165: Sugar Plump Fairy

I once shared a house with 3 other uni friends – much happened, most memorable. Late one night, instead of finishing a due-next-day assignment, Mark was seen flitting and pirouetting through the house:

We coined the expression “sugar plump fairy” after the dance he was attempting, it stuck. Happy Birthday Mark!!!

I like this model, simple folds, precise creasing that gives form from flat surfaces – very clever Mr Brill.

This model is designed to be a Christmas tree topper – I can see how that would work given the convenient pocket at the back. It is not free standing (although I could mangle the lovely minimalist legs into feet and knees I guess – that would ruin the lines however.

Hope you like it.

149: The Black Pearl in a Bottle

…so my Wife and I went to see the fourth installment of “Pirates of the Caribbean” (admitting to be fans) and discovered Capt’n Jack’s beloved “Black Pearl” had been imprisoned in a bottle by Blackbeard (amongst other piratical stereotypes trotted out this adventure):

So I got to thinking about ships, and found a lovely “fully rigged ship” by Patricia Crawford, in the book “Origami – Step by Step”

I had previously made a bottle as designed by David Brill so put the two together and got a satisfying rendition of the classic “ship in a bottle”, which counts as my ONE model today, given the bottle has previously been folded, and the ship stand (Designed by Fred Rhom) do not count (cut me a little slack here).

I learned a LOT folding this thing – scale matters (had to scale the bottle to fit the model AFTER it was finished), cellophane (which the bottle is made out of) does NOT like being cut straight nor folded, nor does it intend to ever stay folded (I resorted to anchoring it in place with sticky tape – so sue me) and finally how jolly hard it is to photograph something INSIDE a bottle made of cellophane.

Still, I think the Black Pearl may well survive to sail another day, the scene after the credits (that few of us theater patrons hung around for) would indicate the adventure continues.

133: Brill’s Bottle

I would rather have a bottle in front of me than a frontal lobotomy:

A fully formed container, neck, base, hollow and interesting

I like this design, and was sure it would not work – forming the neck and pleating the base to seal it make it a very clever model indeed.

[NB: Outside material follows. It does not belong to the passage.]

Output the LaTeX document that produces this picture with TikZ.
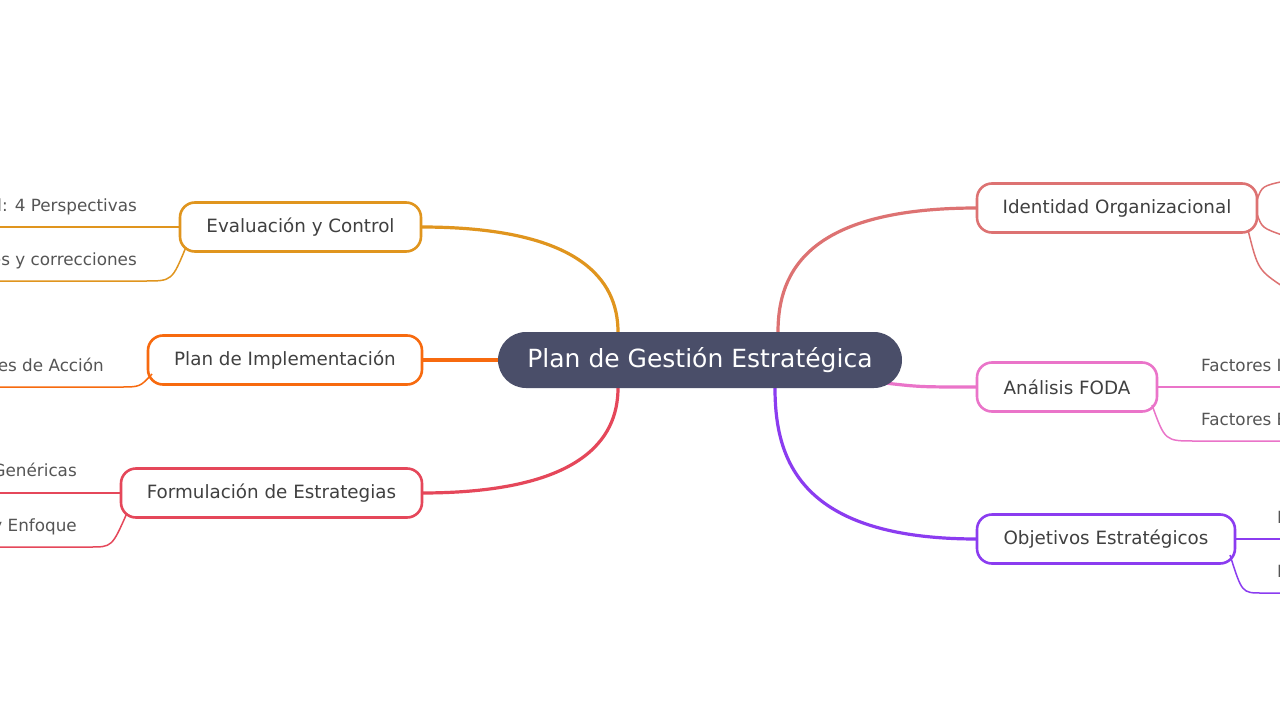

Folded from the aptly titled “Brilliant Origami” by David Brill. Looks like a spirit bottle – it suggests you fold it out of clear material and put a ship inside it – that would be cool also.

Hope you like it – not bad for such a tired brain.

109: Brill’s Nut

Take a rectangle cut from half a square and torture it via box-pleating:

and you get a nut that actually takes the thread of the bolt previously made with the same hexagonality, nice.

This was an odd fold, it looked like it was going to hell at every stage, the inside collapse looked like it could not work, until it just did. Tucking away all that paper inside to leave a relatively clean hex nut on the outside is paper engineering genius.

Folded from “Brilliant Origami” by David Brill (that is 3 Brill models in a row, time for a change perhaps?).

108: David Brill’s Bolt

When I first saw this model I thought it was not possible, but thought I would give it a whirl anyway:

This is a bolt, box pleated to have a functional thread and a beautiful hexagonal do-uppy endy thing (sorry, no idea what you call the end you use a spanner on).

It was a fascinating exercise in crimping and pleating that did not come easily – the pattern of valleys and mountains was challenging to fold in pre-crease stage and more torturous to collapse. I found it difficult to reach inside the tube during the early collapse stage (fingers were not long enough to reach) and resorted to using the bone folder to help out the first few crimps.

This was folded from the appropriately named “Brilliant Origami” by David Brill. It has an accompanying model (the “nut”) that I shall try for tomorrow – they form a pair – could be interesting.